“Aqueles homens tinham sido treinados em oratória desde a infância”, lê-se aqui sobre as figuras da Guerra de Troia, conflito fundador de narrativas: Helena, casada com o rei de Esparta, é raptada pelo príncipe troiano Páris, provocando um banho de sangue liderado pelo temível Aquiles. A frase sintetiza a mensagem de O Silêncio das Mulheres mas também a constatação do cânone reinante: literatura e História universais são dominadas pelas versões e empreitadas de heróis, reis e patriarcas. O silenciamento de género é a espinha dorsal deste romance, que restitui a voz às mulheres: vítimas, espoliadas, moeda de troca no monopólio de conquistadores jogado na Ilíada de Homero.
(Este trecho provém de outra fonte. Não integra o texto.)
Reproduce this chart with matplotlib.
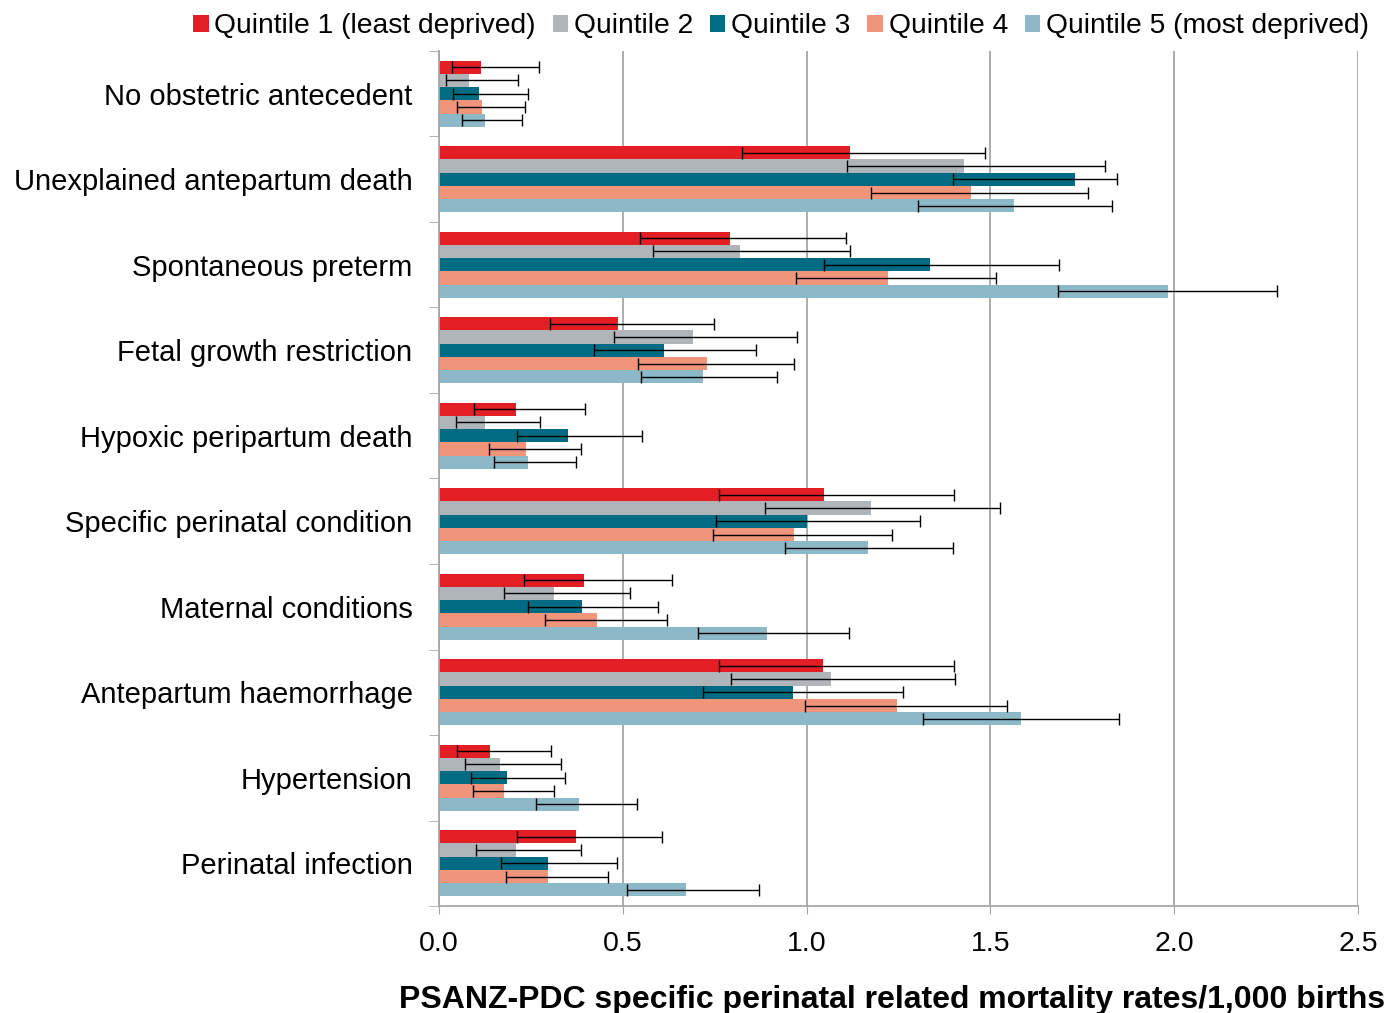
import matplotlib
matplotlib.use("Agg")
import matplotlib.pyplot as plt
import numpy as np

plt.rcParams['font.family'] = ['Liberation Sans', 'DejaVu Sans']

categories = ["No obstetric antecedent", "Unexplained antepartum death", "Spontaneous preterm",
              "Fetal growth restriction", "Hypoxic peripartum death", "Specific perinatal condition",
              "Maternal conditions", "Antepartum haemorrhage", "Hypertension", "Perinatal infection"]
series = ["Quintile 1 (least deprived)", "Quintile 2", "Quintile 3", "Quintile 4",
          "Quintile 5 (most deprived)"]
colors = ["#E31E24", "#B0B5BA", "#006B82", "#F0947A", "#8CB8C8"]

q1 = [0.114, 1.118, 0.791, 0.488, 0.209, 1.047, 0.395, 1.045, 0.139, 0.372]
q2 = [0.082, 1.428, 0.818, 0.692, 0.124, 1.174, 0.314, 1.067, 0.167, 0.209]
q3 = [0.109, 1.730, 1.337, 0.612, 0.352, 1.001, 0.389, 0.963, 0.185, 0.296]
q4 = [0.117, 1.446, 1.221, 0.728, 0.238, 0.966, 0.430, 1.247, 0.178, 0.297]
q5 = [0.125, 1.564, 1.984, 0.717, 0.242, 1.168, 0.892, 1.582, 0.382, 0.672]

q1_lo = [0.035, 0.825, 0.548, 0.302, 0.095, 0.763, 0.230, 0.762, 0.050, 0.212]
q2_lo = [0.020, 1.109, 0.581, 0.476, 0.045, 0.888, 0.176, 0.794, 0.071, 0.100]
q3_lo = [0.038, 1.397, 1.046, 0.421, 0.212, 0.753, 0.241, 0.719, 0.088, 0.170]
q4_lo = [0.050, 1.174, 0.970, 0.540, 0.136, 0.746, 0.288, 0.995, 0.093, 0.183]
q5_lo = [0.063, 1.302, 1.685, 0.550, 0.150, 0.942, 0.704, 1.318, 0.263, 0.512]

q1_hi = [0.272, 1.484, 1.107, 0.747, 0.398, 1.402, 0.634, 1.400, 0.304, 0.606]
q2_hi = [0.215, 1.813, 1.119, 0.973, 0.274, 1.526, 0.520, 1.405, 0.331, 0.387]
q3_hi = [0.242, 1.844, 1.687, 0.861, 0.552, 1.308, 0.596, 1.263, 0.342, 0.484]
q4_hi = [0.234, 1.765, 1.516, 0.965, 0.387, 1.233, 0.620, 1.546, 0.312, 0.461]
q5_hi = [0.226, 1.831, 2.281, 0.920, 0.372, 1.397, 1.114, 1.850, 0.538, 0.870]

values = [q1, q2, q3, q4, q5]
lows = [q1_lo, q2_lo, q3_lo, q4_lo, q5_lo]
highs = [q1_hi, q2_hi, q3_hi, q4_hi, q5_hi]

xticks = [0.0, 0.5, 1.0, 1.5, 2.0, 2.5]
xlabel = "PSANZ-PDC specific perinatal related mortality rates/1,000 births"

fig = plt.figure(figsize=(13.9, 10.13), dpi=100)
ax = fig.add_axes([439/1390, 1 - 906/1013, (1358-439)/1390, (906-51)/1013])

n = len(categories)
bh = 0.155
y = np.arange(n)
handles = []
for i in range(5):
    v = np.array(values[i]); lo = np.array(lows[i]); hi = np.array(highs[i])
    pos = y - 2*bh + i*bh
    b = ax.barh(pos, v, height=bh, color=colors[i], label=series[i], zorder=2)
    ax.errorbar(v, pos, xerr=[v - lo, hi - v], fmt='none', ecolor='black',
                elinewidth=1.0, capsize=4.5, capthick=1.0, zorder=3)
    handles.append(b)

ax.set_xlim(0, 2.5)
ax.set_ylim(n - 0.5, -0.5)
ax.set_xticks(xticks)
ax.set_xticklabels([f"{t:.1f}" for t in xticks], fontsize=20.5)
ax.tick_params(axis='x', length=6, color='#A6A6A6', pad=12)
ax.set_yticks(y)
ax.set_yticklabels(categories, fontsize=21)
ax.tick_params(axis='y', length=0, pad=19)
ax.set_yticks(np.arange(n + 1) - 0.5, minor=True)
ax.tick_params(axis='y', which='minor', length=7, color='#A6A6A6')
ax.grid(axis='x', color='#A6A6A6', linewidth=1.3, zorder=0)
ax.set_axisbelow(True)
for s in ['top', 'right']:
    ax.spines[s].set_visible(False)
for s in ['left', 'bottom']:
    ax.spines[s].set_color('#A6A6A6')
    ax.spines[s].set_linewidth(1.3)

fig.legend(handles=handles, labels=series, loc='center', bbox_to_anchor=(781/1390, 1 - 26/1013),
           ncol=5, frameon=False, fontsize=20.3, handlelength=0.55, handleheight=0.55,
           handletextpad=0.2, columnspacing=0.6, borderaxespad=0)

fig.text(892/1390, 1 - 1000/1013, xlabel, ha='center', va='center', fontsize=23, fontweight='bold')

fig.savefig("out.png", dpi=100)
Esta versão do poema épico permite-se, aqui e ali, citar fragmentos da origem, mas o discurso é seco, cinematográfico, até banal por vezes, e estranhamente contemporâneo.
Briseida tem as marcas de uma traumatizada, mas nunca dispensa a lucidez. Às primeiras linhas, ela é ainda a rainha de Lirnesso, cidade vizinha de Troia, onde o grito de guerra de Aquiles ecoa, ameaçador, antes de as muralhas caírem e ele tudo trespassar com a espada, incluindo os irmãos dela. Oferecida como troféu ao lendário guerreiro, é quase sempre Briseida que revela as bainhas das batalhas épicas: a humilhação da escravatura, a objetificação feminina, os terrores de quem nada controla no seu destino, as regras da ideologia masculina a acumular corpos chacinados. No fim, há também a versão de Aquiles, mas tombado pelo desgosto de perder Pátroclo: os afetos não pertencem a um género, mas a política sim. O New York Times, crítico, chamou-lhe uma Ilíada para a era #MeToo. Talvez. Mas quantas vozes ainda estão por ouvir?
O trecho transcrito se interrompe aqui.